Automakers have adopted touch-based controls to deliver a high-tech experience while reducing costs by consolidating multiple functions into a single screen.

But as technology advances, the lack of physical buttons for critical functions has raised concerns about safety and user-friendliness, particularly when drivers require swift access to certain controls while driving.

New Challenges for Automakers

In response to these concerns, Euro NCAP, the European New Car Assessment Programme, has introduced new rules requiring automakers to use physical buttons for important functions like the horn, windshield wipers, hazard warning lights, and emergency call systems.This ensures that drivers can quickly access these controls without navigating touchscreen menus, promoting safety on the road.

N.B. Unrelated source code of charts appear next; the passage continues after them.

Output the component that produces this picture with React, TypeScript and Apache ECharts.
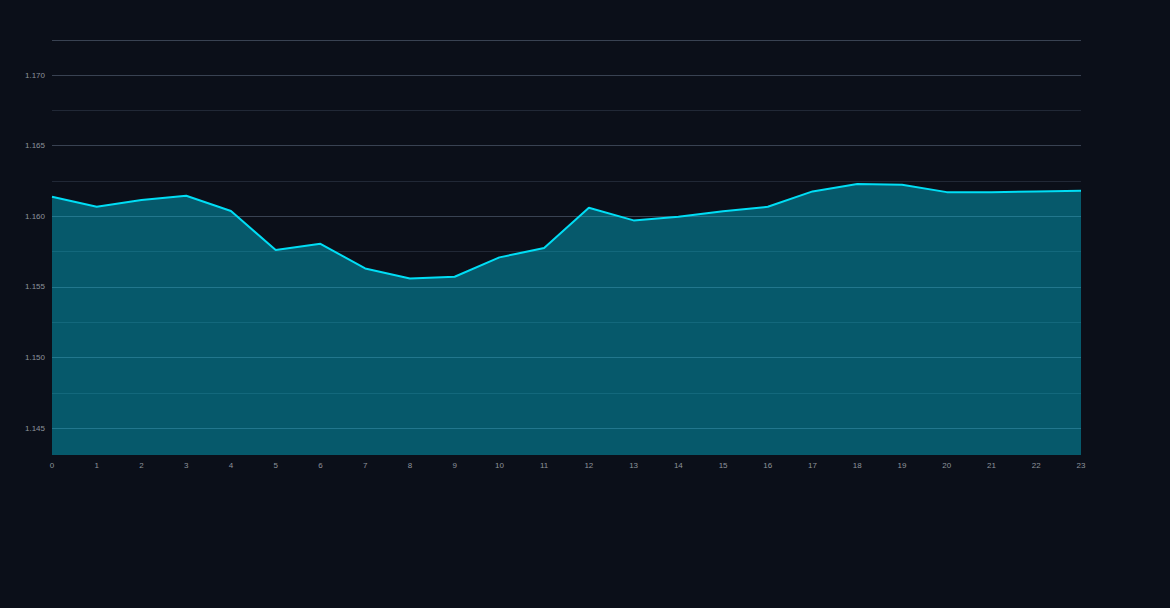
import React, { useEffect, useRef } from "react";
import * as echarts from "echarts";

const categories: string[] = Array.from({ length: 24 }, (_, i) => String(i));
const values: number[] = [
  1.16138, 1.16067, 1.16115, 1.16145, 1.16037, 1.15761, 1.15805, 1.15631,
  1.1556, 1.15572, 1.15709, 1.15775, 1.1606, 1.15971, 1.15997, 1.16035,
  1.16067, 1.16176, 1.16228, 1.16223, 1.16171, 1.16171, 1.16176, 1.16181,
];
const yMin = 1.1431;
const yMax = 1.17248;

export default function App() {
  const ref = useRef<HTMLDivElement>(null);
  useEffect(() => {
    document.body.style.margin = "0";
    const chart = echarts.init(ref.current!, null, { renderer: "svg" });
    const bright = "#394252";
    const dim = "#212836";
    const font = "Liberation Sans, Arial, sans-serif";
    chart.setOption({
      animation: false,
      backgroundColor: "#0b0f19",
      grid: { left: 52, right: 89, top: 40, bottom: 153, containLabel: false },
      xAxis: {
        type: "category",
        data: categories,
        boundaryGap: false,
        axisLine: { show: false },
        axisTick: { show: false },
        axisLabel: { color: "#8d939c", fontSize: 8, margin: 6, fontFamily: font },
        splitLine: { show: false },
      },
      yAxis: {
        type: "value",
        min: yMin,
        max: yMax,
        splitNumber: 5,
        axisLine: { show: false },
        axisTick: { show: false },
        axisLabel: {
          color: "#8d939c",
          fontSize: 8,
          margin: 7,
          fontFamily: font,
          showMinLabel: false,
          showMaxLabel: false,
          formatter: (v: number) => v.toFixed(3),
        },
        splitLine: {
          show: true,
          lineStyle: {
            width: 1,
            color: ["rgba(0,0,0,0)", bright, bright, bright, bright, bright, bright, bright, dim],
          },
        },
        minorTick: { show: false, splitNumber: 2 },
        minorSplitLine: { show: true, lineStyle: { color: dim, width: 1 } },
      },
      series: [
        {
          type: "line",
          data: values,
          symbol: "none",
          lineStyle: { color: "#00def5", width: 2 },
          itemStyle: { color: "#00def5" },
          areaStyle: { color: "rgba(0, 200, 230, 0.4)", opacity: 1 },
        },
      ],
    });
    return () => chart.dispose();
  }, []);
  return <div ref={ref} style={{ width: 1170, height: 608 }} />;
}
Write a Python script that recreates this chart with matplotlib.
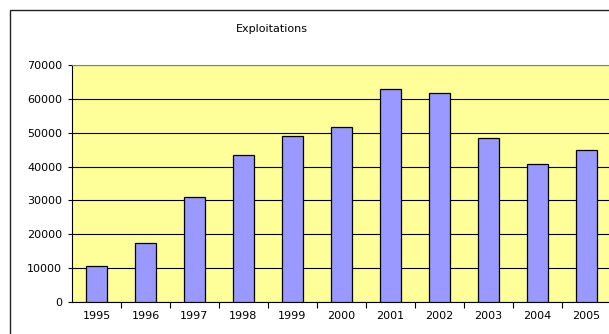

The Times reported that failure to include these physical controls could result in lower safety ratings for new car models.

BMW CEO Oliver Zipse recently suggested in an interview with Automotive News that large touchscreens might eventually be banned from cars, hinting at future legislative changes.

"In ten years, they'll be gone," he said, adding, "Legislators probably won't allow it then."

Reassessing Design Strategies

Euro NCAP's tests are not legally binding, but they are influential because they help buyers understand a car's safety. A low safety rating could affect a car's sales, which is why automakers are refocusing on providing physical buttons for critical functions.

Some car manufacturers are already revising their designs to meet Euro NCAP's new guidelines.